(Stored data)
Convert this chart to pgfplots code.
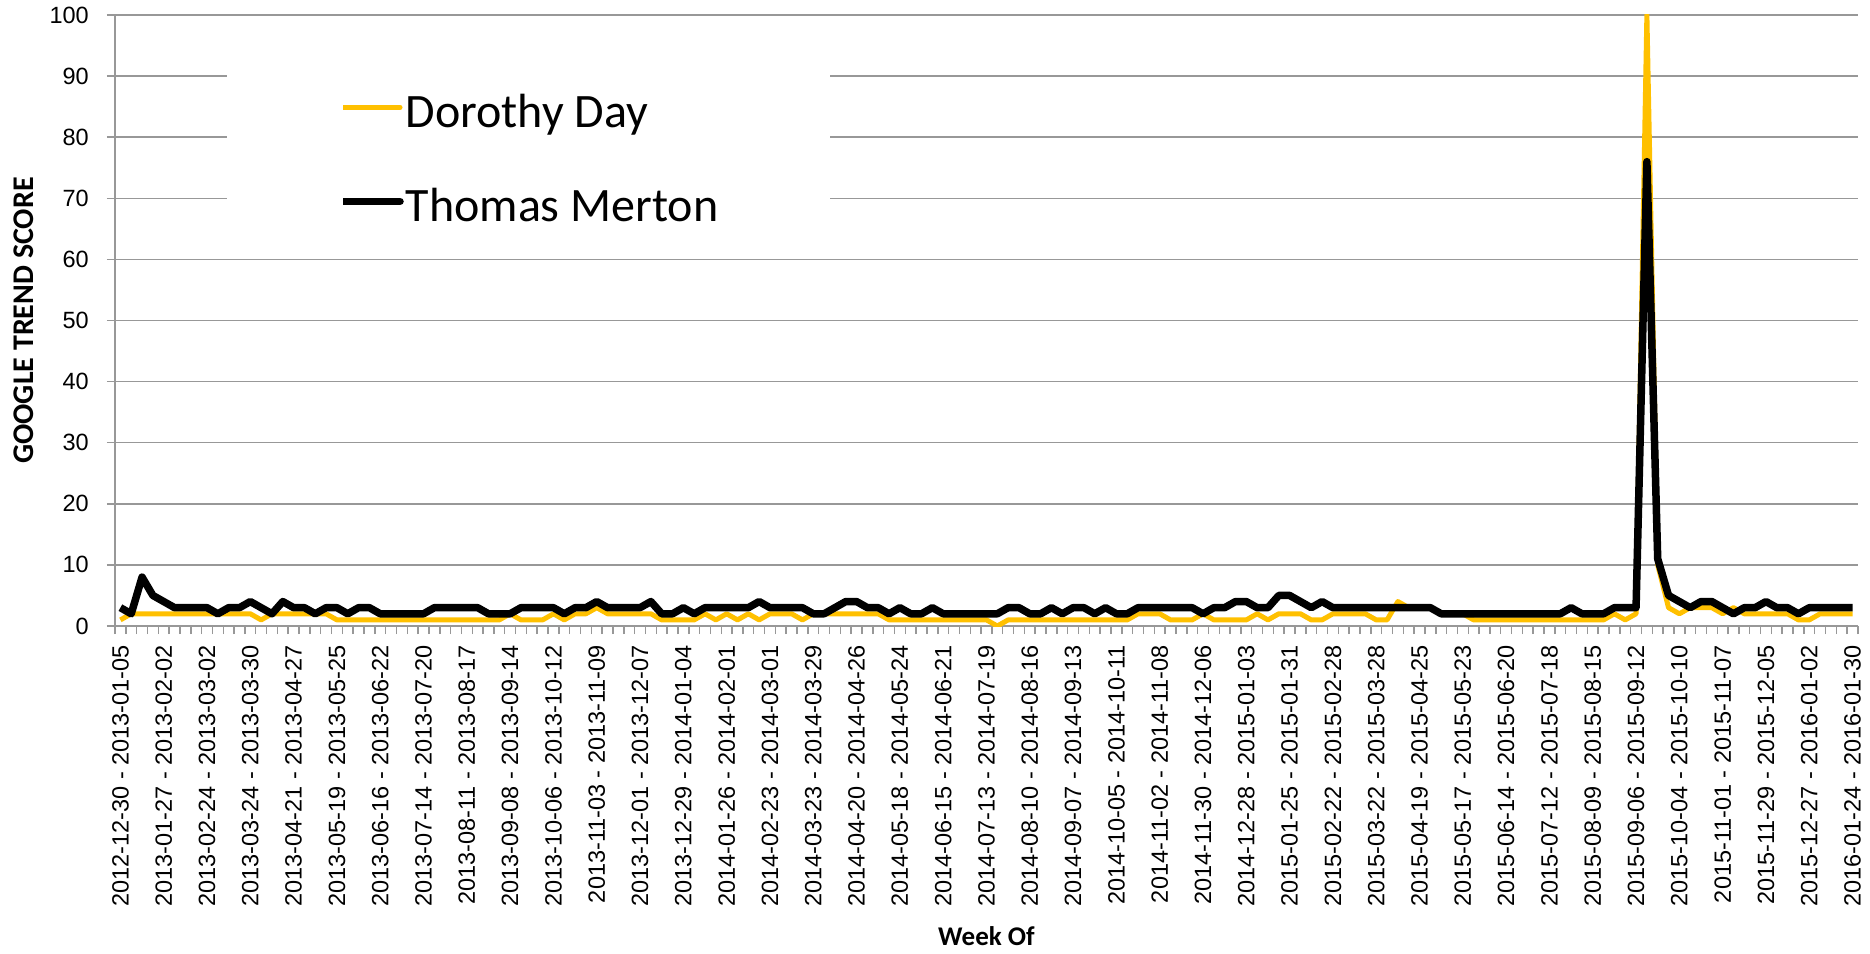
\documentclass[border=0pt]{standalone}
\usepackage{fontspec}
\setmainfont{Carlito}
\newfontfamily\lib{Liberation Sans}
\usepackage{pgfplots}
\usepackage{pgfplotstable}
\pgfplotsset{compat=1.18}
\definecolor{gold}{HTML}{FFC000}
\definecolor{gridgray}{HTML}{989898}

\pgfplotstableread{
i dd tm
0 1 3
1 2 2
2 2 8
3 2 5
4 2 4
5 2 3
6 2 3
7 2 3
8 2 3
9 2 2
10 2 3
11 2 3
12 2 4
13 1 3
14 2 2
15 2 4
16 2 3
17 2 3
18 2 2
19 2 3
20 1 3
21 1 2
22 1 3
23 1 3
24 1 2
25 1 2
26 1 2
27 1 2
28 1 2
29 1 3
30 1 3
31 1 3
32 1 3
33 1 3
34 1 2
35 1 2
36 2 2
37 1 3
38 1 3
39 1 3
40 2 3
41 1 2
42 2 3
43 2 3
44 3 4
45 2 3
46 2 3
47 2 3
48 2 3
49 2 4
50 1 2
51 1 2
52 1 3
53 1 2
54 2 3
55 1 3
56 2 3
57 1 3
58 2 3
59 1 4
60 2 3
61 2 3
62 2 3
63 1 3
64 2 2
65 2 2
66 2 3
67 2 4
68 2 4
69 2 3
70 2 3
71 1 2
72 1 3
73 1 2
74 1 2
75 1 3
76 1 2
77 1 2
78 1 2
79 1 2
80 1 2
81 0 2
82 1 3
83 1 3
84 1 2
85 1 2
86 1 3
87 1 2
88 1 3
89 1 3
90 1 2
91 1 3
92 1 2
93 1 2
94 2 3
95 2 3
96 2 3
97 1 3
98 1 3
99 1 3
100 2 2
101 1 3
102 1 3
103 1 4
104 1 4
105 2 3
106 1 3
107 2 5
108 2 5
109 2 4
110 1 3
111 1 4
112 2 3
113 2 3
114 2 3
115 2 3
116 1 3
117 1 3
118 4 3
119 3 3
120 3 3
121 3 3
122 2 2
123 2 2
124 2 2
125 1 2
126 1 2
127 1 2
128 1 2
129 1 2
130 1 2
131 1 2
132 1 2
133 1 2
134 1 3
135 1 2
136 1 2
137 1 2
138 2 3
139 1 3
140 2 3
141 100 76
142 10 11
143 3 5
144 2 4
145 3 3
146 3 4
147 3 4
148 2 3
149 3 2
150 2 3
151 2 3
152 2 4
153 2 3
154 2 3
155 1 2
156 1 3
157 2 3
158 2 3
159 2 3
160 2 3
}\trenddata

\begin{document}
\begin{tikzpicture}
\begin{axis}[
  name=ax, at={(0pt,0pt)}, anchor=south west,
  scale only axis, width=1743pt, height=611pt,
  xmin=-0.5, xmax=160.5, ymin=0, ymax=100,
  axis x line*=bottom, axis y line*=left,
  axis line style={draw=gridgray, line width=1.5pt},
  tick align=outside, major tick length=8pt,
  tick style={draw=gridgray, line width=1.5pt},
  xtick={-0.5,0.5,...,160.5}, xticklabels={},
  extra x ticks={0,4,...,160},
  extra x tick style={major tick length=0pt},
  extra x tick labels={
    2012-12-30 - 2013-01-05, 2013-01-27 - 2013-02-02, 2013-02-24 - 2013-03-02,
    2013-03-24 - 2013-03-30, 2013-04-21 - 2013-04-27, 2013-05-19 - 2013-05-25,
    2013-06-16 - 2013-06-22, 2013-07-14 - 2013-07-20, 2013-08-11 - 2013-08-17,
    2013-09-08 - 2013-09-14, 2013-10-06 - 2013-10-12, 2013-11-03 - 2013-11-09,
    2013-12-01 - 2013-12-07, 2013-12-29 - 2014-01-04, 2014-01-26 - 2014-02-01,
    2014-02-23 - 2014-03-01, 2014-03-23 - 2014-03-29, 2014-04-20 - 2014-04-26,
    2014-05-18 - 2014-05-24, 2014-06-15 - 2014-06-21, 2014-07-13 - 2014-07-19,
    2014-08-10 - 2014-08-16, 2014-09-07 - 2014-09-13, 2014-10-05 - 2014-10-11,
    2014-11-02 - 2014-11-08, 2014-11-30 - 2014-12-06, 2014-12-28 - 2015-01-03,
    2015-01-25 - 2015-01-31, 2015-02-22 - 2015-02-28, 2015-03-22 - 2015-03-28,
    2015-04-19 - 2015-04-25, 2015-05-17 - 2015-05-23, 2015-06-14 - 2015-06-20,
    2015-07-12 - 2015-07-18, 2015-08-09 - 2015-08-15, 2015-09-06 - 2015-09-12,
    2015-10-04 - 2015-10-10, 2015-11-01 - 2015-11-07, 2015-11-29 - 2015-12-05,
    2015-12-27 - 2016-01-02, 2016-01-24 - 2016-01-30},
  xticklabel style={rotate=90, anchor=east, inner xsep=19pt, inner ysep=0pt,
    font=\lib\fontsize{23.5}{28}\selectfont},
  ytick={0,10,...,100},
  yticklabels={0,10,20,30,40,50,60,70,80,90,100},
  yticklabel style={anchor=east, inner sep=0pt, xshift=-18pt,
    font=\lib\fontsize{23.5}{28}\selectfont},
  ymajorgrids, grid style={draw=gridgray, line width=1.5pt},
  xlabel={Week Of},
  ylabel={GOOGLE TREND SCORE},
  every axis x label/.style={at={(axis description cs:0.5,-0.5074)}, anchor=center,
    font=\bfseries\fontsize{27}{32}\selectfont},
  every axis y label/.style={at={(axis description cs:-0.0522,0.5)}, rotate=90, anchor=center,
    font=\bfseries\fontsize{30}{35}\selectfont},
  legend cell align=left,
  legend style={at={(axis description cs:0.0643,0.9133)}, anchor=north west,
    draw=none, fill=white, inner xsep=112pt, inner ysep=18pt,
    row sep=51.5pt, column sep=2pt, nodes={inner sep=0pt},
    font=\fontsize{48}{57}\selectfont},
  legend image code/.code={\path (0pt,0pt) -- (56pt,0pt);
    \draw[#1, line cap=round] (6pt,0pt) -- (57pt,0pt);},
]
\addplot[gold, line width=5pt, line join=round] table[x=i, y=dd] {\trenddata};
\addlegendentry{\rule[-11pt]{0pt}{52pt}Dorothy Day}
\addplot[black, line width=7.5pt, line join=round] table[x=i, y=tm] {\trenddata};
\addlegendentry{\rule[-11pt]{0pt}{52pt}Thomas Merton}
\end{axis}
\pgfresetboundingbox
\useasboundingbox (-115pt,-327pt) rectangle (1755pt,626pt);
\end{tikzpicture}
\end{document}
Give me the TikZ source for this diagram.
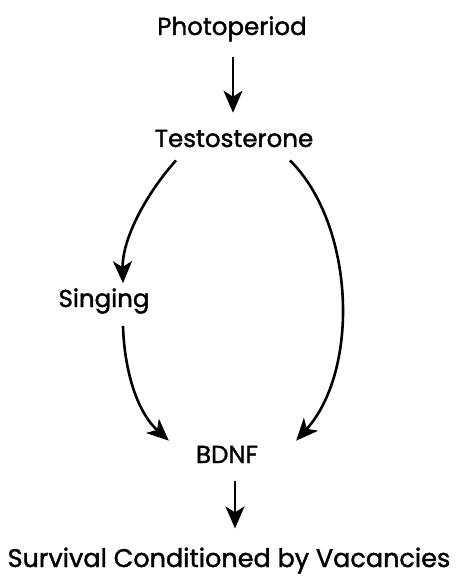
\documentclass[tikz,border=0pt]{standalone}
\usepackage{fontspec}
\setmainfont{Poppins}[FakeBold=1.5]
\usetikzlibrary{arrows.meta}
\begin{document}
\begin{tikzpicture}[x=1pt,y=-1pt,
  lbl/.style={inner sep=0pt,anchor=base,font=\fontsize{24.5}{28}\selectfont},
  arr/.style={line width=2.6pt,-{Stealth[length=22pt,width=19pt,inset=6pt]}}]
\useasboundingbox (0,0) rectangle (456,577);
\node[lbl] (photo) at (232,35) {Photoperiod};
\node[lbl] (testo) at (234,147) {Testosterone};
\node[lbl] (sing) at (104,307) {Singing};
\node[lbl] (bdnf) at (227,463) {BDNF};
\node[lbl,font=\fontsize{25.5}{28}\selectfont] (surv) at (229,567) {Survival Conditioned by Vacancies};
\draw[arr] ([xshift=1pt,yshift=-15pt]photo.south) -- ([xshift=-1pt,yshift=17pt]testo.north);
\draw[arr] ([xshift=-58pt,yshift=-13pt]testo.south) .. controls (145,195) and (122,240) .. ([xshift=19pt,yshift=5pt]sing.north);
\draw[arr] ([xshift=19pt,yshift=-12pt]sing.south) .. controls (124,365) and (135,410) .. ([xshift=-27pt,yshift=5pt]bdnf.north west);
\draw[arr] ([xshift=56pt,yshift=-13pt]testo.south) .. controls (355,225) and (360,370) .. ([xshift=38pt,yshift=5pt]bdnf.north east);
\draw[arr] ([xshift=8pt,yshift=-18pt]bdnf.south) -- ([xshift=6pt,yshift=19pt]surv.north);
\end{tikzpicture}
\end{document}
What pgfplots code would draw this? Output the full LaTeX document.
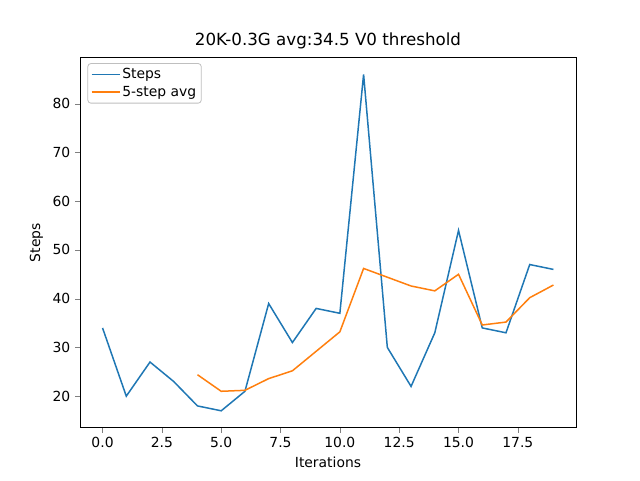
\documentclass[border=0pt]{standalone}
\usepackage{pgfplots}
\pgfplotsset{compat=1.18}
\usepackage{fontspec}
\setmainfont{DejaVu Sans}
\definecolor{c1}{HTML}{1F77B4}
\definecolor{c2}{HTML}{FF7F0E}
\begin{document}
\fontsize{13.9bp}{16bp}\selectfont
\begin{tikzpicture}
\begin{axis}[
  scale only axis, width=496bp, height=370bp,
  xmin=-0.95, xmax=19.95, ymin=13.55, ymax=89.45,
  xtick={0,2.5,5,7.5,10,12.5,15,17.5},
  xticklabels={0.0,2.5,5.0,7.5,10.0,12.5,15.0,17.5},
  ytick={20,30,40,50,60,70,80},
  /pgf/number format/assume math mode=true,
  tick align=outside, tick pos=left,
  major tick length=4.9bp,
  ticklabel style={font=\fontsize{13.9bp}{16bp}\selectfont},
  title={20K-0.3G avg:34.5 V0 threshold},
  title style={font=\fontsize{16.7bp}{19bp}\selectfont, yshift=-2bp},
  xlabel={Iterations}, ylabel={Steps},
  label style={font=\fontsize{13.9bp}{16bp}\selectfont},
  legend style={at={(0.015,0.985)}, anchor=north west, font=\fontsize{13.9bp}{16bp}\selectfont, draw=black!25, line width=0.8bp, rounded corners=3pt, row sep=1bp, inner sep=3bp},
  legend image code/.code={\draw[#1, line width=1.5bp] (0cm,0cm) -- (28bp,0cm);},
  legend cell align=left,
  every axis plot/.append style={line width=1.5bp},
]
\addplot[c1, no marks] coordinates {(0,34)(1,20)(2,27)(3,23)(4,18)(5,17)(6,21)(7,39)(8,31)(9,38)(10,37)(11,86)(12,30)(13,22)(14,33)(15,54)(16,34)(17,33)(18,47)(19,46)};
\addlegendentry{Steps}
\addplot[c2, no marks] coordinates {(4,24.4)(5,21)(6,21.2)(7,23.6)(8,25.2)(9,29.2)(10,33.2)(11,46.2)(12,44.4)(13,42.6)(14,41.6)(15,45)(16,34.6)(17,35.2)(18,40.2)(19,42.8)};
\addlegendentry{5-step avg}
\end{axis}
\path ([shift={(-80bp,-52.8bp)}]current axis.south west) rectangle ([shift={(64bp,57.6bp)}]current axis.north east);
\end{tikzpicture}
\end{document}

• _What needs to be done_
Starting at the line that holds "What pgfplots code", copy each line exactly through the end of the listing, both ends included. Leave the pictures out.

• _Solution_
What pgfplots code would draw this? Output the full LaTeX document.
\documentclass[border=0pt]{standalone}
\usepackage{pgfplots}
\pgfplotsset{compat=1.18}
\usepackage{fontspec}
\setmainfont{DejaVu Sans}
\definecolor{c1}{HTML}{1F77B4}
\definecolor{c2}{HTML}{FF7F0E}
\begin{document}
\fontsize{13.9bp}{16bp}\selectfont
\begin{tikzpicture}
\begin{axis}[
  scale only axis, width=496bp, height=370bp,
  xmin=-0.95, xmax=19.95, ymin=13.55, ymax=89.45,
  xtick={0,2.5,5,7.5,10,12.5,15,17.5},
  xticklabels={0.0,2.5,5.0,7.5,10.0,12.5,15.0,17.5},
  ytick={20,30,40,50,60,70,80},
  /pgf/number format/assume math mode=true,
  tick align=outside, tick pos=left,
  major tick length=4.9bp,
  ticklabel style={font=\fontsize{13.9bp}{16bp}\selectfont},
  title={20K-0.3G avg:34.5 V0 threshold},
  title style={font=\fontsize{16.7bp}{19bp}\selectfont, yshift=-2bp},
  xlabel={Iterations}, ylabel={Steps},
  label style={font=\fontsize{13.9bp}{16bp}\selectfont},
  legend style={at={(0.015,0.985)}, anchor=north west, font=\fontsize{13.9bp}{16bp}\selectfont, draw=black!25, line width=0.8bp, rounded corners=3pt, row sep=1bp, inner sep=3bp},
  legend image code/.code={\draw[#1, line width=1.5bp] (0cm,0cm) -- (28bp,0cm);},
  legend cell align=left,
  every axis plot/.append style={line width=1.5bp},
]
\addplot[c1, no marks] coordinates {(0,34)(1,20)(2,27)(3,23)(4,18)(5,17)(6,21)(7,39)(8,31)(9,38)(10,37)(11,86)(12,30)(13,22)(14,33)(15,54)(16,34)(17,33)(18,47)(19,46)};
\addlegendentry{Steps}
\addplot[c2, no marks] coordinates {(4,24.4)(5,21)(6,21.2)(7,23.6)(8,25.2)(9,29.2)(10,33.2)(11,46.2)(12,44.4)(13,42.6)(14,41.6)(15,45)(16,34.6)(17,35.2)(18,40.2)(19,42.8)};
\addlegendentry{5-step avg}
\end{axis}
\path ([shift={(-80bp,-52.8bp)}]current axis.south west) rectangle ([shift={(64bp,57.6bp)}]current axis.north east);
\end{tikzpicture}
\end{document}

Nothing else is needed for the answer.